Tell how many lines include the string "page". Answer with a single number.

+++ Dataset section +++

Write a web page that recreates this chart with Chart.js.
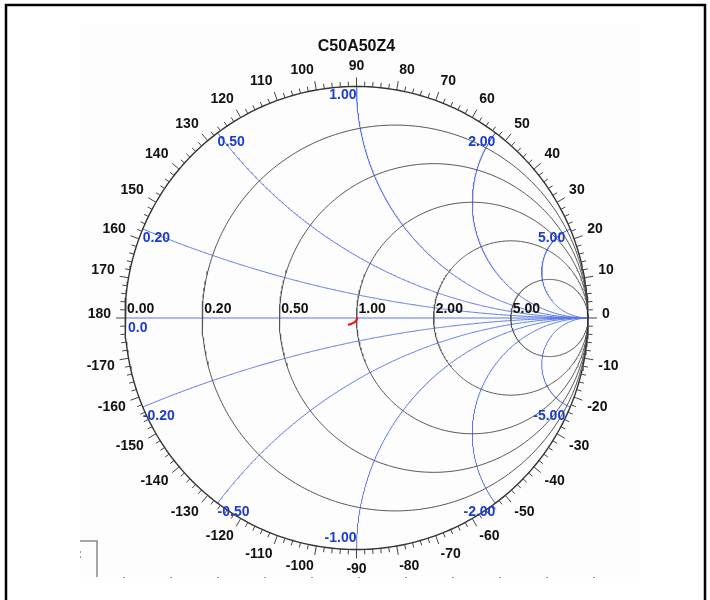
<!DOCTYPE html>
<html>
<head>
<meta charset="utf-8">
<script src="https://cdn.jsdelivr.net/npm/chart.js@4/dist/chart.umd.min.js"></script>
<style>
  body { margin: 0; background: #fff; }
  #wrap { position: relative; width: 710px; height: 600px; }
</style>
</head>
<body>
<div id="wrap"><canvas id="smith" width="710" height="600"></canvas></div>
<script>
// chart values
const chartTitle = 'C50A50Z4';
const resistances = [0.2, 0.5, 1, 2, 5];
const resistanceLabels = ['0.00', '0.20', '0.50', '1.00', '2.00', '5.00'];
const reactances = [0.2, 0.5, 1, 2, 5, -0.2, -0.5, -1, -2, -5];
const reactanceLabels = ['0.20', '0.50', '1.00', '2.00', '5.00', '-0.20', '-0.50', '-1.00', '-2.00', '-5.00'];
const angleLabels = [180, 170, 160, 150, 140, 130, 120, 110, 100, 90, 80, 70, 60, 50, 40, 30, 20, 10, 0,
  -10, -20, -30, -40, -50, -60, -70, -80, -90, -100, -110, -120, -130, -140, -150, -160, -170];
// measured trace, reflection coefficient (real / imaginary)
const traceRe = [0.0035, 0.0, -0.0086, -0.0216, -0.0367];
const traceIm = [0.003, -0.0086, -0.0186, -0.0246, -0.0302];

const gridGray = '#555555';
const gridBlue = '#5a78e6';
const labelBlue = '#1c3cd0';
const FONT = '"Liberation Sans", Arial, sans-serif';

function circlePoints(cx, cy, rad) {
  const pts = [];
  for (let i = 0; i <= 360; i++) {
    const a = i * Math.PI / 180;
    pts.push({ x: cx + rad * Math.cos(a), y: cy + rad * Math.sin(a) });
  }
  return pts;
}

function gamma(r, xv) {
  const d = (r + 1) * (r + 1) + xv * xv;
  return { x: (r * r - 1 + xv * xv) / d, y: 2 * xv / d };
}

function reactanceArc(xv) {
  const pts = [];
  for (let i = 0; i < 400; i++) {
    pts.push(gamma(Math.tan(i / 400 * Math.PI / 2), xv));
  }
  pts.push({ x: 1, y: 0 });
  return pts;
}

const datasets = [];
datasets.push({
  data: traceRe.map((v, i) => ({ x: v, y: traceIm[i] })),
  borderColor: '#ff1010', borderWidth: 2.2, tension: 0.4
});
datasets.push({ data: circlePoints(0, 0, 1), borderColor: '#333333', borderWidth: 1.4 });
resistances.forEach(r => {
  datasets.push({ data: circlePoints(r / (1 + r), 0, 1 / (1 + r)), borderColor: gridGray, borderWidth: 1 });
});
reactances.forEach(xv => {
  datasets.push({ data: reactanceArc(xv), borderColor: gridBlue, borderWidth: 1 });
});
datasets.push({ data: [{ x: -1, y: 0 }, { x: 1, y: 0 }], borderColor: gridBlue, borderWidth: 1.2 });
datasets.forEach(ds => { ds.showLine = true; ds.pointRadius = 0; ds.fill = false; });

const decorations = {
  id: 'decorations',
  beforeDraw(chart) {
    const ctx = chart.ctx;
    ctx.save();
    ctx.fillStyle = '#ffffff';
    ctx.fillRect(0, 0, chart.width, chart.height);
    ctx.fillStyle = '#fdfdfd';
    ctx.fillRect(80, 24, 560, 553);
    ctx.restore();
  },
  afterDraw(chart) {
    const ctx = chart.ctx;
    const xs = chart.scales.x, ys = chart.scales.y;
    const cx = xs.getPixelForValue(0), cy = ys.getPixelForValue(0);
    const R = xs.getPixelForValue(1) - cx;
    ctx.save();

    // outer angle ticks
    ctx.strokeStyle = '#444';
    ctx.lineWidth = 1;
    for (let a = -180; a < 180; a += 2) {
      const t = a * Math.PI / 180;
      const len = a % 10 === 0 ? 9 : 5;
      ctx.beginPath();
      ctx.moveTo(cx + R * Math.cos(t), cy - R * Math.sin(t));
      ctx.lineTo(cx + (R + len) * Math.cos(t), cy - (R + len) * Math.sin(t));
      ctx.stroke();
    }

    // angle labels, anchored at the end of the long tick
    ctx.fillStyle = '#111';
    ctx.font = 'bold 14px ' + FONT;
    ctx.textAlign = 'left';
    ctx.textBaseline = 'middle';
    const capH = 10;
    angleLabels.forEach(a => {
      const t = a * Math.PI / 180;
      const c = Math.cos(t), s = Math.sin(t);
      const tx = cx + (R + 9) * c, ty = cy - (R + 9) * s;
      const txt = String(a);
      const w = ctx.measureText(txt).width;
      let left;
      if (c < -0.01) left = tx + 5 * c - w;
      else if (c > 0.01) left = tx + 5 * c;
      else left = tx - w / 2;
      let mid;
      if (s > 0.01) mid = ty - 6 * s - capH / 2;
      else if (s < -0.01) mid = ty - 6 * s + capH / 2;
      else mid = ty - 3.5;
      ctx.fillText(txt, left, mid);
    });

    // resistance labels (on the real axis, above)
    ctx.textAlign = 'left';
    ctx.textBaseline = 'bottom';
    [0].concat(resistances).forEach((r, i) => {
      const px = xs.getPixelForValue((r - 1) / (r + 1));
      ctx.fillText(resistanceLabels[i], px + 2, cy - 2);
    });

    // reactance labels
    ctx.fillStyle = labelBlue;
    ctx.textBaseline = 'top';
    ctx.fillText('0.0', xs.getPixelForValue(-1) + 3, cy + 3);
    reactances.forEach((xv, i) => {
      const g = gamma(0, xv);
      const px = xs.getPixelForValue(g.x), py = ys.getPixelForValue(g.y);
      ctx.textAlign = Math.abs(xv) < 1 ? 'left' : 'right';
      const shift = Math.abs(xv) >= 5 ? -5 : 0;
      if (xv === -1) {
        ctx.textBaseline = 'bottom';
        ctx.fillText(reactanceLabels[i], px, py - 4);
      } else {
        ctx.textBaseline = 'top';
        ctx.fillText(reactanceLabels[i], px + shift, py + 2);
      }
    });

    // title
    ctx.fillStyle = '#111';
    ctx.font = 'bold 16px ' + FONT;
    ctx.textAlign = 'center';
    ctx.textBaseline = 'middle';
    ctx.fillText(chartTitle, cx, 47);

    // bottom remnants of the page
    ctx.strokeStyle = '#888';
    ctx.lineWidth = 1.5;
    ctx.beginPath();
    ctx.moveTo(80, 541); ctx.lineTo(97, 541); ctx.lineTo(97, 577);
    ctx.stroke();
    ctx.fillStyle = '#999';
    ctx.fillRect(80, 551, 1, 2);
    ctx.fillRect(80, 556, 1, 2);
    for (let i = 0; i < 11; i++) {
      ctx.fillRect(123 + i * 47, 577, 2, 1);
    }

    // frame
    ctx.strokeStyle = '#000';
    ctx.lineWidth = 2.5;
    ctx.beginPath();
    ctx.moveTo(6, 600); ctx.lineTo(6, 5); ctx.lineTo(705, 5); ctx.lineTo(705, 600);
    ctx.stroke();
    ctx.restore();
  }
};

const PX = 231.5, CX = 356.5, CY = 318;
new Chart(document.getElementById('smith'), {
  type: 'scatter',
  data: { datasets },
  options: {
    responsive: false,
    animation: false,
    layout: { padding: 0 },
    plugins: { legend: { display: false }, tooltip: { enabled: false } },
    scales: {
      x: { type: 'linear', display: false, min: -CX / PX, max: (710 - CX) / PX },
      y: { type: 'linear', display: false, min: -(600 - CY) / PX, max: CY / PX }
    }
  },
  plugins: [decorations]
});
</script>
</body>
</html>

+++

Output for this task: 2